YOUR OBJECTIVE: Only the lines from the start of the data through the line with "const quintileLabels = ['Socio-economic" belong in the copy. Restate them word for word, minus the pictures.

— start of RECORDED INFORMATION —

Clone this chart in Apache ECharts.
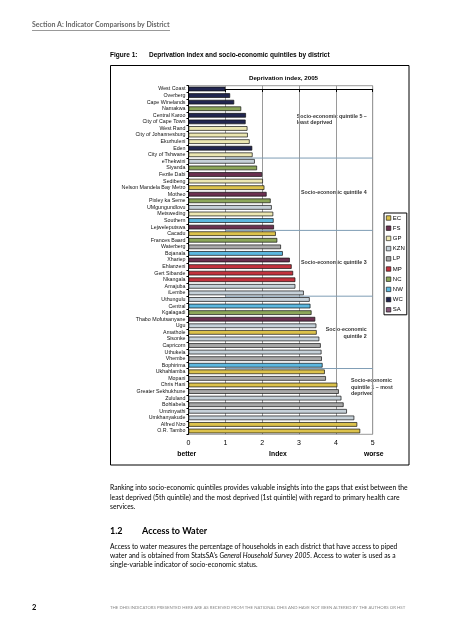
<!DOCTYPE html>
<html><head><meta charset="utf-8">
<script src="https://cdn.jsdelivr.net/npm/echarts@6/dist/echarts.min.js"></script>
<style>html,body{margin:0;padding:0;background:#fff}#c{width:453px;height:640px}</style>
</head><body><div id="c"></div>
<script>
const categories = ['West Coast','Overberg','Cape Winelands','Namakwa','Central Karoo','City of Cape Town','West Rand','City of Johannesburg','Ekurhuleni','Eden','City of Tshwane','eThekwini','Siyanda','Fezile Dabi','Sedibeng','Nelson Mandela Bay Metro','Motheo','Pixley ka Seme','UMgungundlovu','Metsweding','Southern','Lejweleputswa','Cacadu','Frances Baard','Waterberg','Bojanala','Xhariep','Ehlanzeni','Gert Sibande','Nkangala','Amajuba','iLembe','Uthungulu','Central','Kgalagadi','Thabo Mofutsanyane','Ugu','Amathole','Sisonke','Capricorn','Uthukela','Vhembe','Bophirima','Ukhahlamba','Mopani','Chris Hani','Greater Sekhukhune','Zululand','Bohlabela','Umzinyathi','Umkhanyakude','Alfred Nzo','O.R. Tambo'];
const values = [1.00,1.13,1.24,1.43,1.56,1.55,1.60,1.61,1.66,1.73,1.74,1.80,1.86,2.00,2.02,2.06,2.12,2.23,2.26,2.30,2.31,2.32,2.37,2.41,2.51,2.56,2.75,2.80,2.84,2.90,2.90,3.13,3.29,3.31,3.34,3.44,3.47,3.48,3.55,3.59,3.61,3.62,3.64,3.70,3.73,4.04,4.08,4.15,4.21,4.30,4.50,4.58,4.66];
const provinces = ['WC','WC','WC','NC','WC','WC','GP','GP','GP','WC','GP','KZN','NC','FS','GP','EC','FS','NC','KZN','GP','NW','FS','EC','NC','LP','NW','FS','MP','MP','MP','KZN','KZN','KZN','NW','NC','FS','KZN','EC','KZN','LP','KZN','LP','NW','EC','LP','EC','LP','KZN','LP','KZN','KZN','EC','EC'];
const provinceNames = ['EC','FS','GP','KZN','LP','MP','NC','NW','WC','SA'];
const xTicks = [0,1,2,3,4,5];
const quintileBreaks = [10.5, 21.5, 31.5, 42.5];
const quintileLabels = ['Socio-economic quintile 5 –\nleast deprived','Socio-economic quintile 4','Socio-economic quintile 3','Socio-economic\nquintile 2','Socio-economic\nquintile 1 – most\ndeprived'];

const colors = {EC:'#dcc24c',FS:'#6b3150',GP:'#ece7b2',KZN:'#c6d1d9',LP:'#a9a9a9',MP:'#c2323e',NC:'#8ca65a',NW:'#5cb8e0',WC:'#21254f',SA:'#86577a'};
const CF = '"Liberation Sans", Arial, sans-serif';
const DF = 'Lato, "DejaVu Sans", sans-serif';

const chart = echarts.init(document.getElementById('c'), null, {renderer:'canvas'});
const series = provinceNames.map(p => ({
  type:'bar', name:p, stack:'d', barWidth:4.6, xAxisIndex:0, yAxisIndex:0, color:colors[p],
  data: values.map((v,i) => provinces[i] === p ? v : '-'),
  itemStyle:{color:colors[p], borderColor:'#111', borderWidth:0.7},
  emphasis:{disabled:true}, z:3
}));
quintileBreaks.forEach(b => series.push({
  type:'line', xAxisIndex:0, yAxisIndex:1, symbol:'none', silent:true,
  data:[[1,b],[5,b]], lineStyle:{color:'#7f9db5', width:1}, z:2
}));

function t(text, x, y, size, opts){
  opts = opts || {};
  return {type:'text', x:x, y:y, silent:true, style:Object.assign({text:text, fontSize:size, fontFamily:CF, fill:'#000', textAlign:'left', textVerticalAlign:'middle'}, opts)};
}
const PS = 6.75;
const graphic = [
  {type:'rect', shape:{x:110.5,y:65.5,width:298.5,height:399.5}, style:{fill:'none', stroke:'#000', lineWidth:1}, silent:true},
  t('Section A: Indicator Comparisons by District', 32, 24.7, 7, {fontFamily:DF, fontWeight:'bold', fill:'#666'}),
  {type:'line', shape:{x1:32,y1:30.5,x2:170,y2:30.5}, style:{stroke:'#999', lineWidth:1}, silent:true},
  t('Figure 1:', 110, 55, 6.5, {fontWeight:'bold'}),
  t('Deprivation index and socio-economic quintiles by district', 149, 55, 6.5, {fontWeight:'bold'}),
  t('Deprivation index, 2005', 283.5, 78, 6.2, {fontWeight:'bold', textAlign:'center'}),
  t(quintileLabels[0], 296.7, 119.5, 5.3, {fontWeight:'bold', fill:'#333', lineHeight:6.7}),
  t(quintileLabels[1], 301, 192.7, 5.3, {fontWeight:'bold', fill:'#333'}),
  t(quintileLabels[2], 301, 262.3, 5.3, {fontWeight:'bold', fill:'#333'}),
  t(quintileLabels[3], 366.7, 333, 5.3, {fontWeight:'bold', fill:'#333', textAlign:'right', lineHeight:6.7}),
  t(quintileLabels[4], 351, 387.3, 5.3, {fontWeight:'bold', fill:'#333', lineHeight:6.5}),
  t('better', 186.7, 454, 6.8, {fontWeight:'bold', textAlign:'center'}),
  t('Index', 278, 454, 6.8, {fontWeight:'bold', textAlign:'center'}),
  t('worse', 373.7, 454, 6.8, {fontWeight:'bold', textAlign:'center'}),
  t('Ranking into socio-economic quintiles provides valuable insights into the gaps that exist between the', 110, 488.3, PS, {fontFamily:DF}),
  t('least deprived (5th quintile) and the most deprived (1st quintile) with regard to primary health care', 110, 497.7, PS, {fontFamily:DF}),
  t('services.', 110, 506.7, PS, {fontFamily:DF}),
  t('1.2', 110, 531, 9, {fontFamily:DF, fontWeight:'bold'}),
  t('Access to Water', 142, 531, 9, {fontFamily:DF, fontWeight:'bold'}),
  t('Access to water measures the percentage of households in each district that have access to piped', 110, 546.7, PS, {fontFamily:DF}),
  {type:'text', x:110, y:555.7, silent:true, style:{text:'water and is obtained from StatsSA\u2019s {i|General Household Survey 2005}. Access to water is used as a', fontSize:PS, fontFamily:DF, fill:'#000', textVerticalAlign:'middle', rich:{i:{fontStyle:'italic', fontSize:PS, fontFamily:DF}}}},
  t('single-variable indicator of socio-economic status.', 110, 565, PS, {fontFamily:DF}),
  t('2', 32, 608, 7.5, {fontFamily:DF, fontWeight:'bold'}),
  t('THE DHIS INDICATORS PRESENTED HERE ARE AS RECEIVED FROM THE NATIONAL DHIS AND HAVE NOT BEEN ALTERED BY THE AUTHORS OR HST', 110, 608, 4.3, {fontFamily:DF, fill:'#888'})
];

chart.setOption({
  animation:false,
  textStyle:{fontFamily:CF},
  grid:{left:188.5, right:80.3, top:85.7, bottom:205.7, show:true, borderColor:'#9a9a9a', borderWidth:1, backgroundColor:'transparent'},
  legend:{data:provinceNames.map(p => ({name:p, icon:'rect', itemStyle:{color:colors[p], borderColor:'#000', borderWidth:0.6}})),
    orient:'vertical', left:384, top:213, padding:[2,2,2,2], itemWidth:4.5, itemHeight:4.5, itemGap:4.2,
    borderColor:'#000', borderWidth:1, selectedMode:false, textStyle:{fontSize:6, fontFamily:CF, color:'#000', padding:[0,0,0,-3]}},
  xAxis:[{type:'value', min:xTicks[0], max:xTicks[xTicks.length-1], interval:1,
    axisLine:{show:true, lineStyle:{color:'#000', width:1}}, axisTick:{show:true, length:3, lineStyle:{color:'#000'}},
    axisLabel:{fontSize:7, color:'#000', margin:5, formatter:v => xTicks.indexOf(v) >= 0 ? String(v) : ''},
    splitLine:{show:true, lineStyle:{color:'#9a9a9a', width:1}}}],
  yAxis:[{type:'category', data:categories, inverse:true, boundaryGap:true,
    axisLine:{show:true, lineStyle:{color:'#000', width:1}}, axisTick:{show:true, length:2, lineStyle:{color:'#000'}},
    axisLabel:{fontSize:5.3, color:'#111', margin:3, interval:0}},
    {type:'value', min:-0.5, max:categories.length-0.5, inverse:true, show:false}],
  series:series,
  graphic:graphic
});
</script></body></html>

— end of RECORDED INFORMATION —

THE OUTPUT:
Clone this chart in Apache ECharts.
<!DOCTYPE html>
<html><head><meta charset="utf-8">
<script src="https://cdn.jsdelivr.net/npm/echarts@6/dist/echarts.min.js"></script>
<style>html,body{margin:0;padding:0;background:#fff}#c{width:453px;height:640px}</style>
</head><body><div id="c"></div>
<script>
const categories = ['West Coast','Overberg','Cape Winelands','Namakwa','Central Karoo','City of Cape Town','West Rand','City of Johannesburg','Ekurhuleni','Eden','City of Tshwane','eThekwini','Siyanda','Fezile Dabi','Sedibeng','Nelson Mandela Bay Metro','Motheo','Pixley ka Seme','UMgungundlovu','Metsweding','Southern','Lejweleputswa','Cacadu','Frances Baard','Waterberg','Bojanala','Xhariep','Ehlanzeni','Gert Sibande','Nkangala','Amajuba','iLembe','Uthungulu','Central','Kgalagadi','Thabo Mofutsanyane','Ugu','Amathole','Sisonke','Capricorn','Uthukela','Vhembe','Bophirima','Ukhahlamba','Mopani','Chris Hani','Greater Sekhukhune','Zululand','Bohlabela','Umzinyathi','Umkhanyakude','Alfred Nzo','O.R. Tambo'];
const values = [1.00,1.13,1.24,1.43,1.56,1.55,1.60,1.61,1.66,1.73,1.74,1.80,1.86,2.00,2.02,2.06,2.12,2.23,2.26,2.30,2.31,2.32,2.37,2.41,2.51,2.56,2.75,2.80,2.84,2.90,2.90,3.13,3.29,3.31,3.34,3.44,3.47,3.48,3.55,3.59,3.61,3.62,3.64,3.70,3.73,4.04,4.08,4.15,4.21,4.30,4.50,4.58,4.66];
const provinces = ['WC','WC','WC','NC','WC','WC','GP','GP','GP','WC','GP','KZN','NC','FS','GP','EC','FS','NC','KZN','GP','NW','FS','EC','NC','LP','NW','FS','MP','MP','MP','KZN','KZN','KZN','NW','NC','FS','KZN','EC','KZN','LP','KZN','LP','NW','EC','LP','EC','LP','KZN','LP','KZN','KZN','EC','EC'];
const provinceNames = ['EC','FS','GP','KZN','LP','MP','NC','NW','WC','SA'];
const xTicks = [0,1,2,3,4,5];
const quintileBreaks = [10.5, 21.5, 31.5, 42.5];
const quintileLabels = ['Socio-economic quintile 5 –\nleast deprived','Socio-economic quintile 4','Socio-economic quintile 3','Socio-economic\nquintile 2','Socio-economic\nquintile 1 – most\ndeprived'];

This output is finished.